In 1952, Standley wrote (with Art Thorsen) a song/comedy routine called "It's in the Book". In it, Standley plays a revivalist preacher who gives a take on the children's tale Little Bo Peep, claiming his interpretation is in the Bible: "It's in the book!" The number (featuring Heidt's orchestra) continues in that vein, with Standley praising "Grandma's Lye Soap", while the audience cheers. "It's in the Book" was released by the small Magnolia label as a single in the fall of 1952, then picked up by Capitol Records. The routine (which, at over six minutes long, had to be split over both sides of the record) shocked industry observers as it hit the Billboard charts in October and raced all the way to the number-one spot for the week ending November 22, 1952. Aided by radio airplay and TV appearances, the record sold over two million copies, making it perhaps the mostly unlikely recording ever to receive a gold record (as well as the oddest tune ever to hit number one in the US).

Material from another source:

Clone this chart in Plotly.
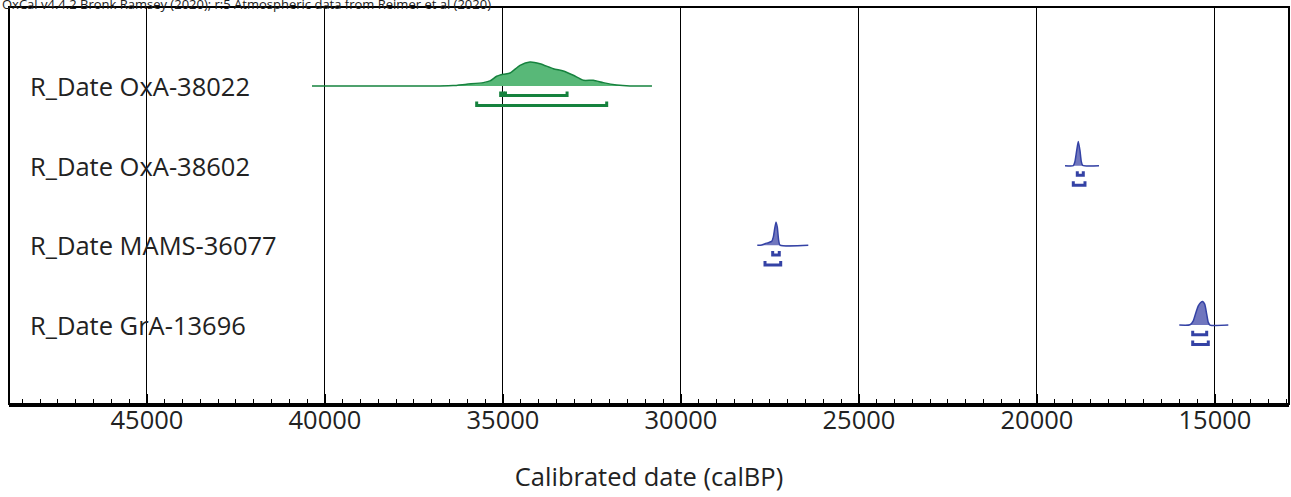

Also in 1952, Dickie Goodman (under the name "Dick Good") recorded his own version of "It's in the Book" on Chess Records. Goodman's version quickly faded into obscurity, but four years later, he (and partner Bill Buchanan) would create The Flying Saucer, the first of several hit break-in records for Goodman.

The recording can be heard in the background in the final scene of the 1971 film, The Last Picture Show.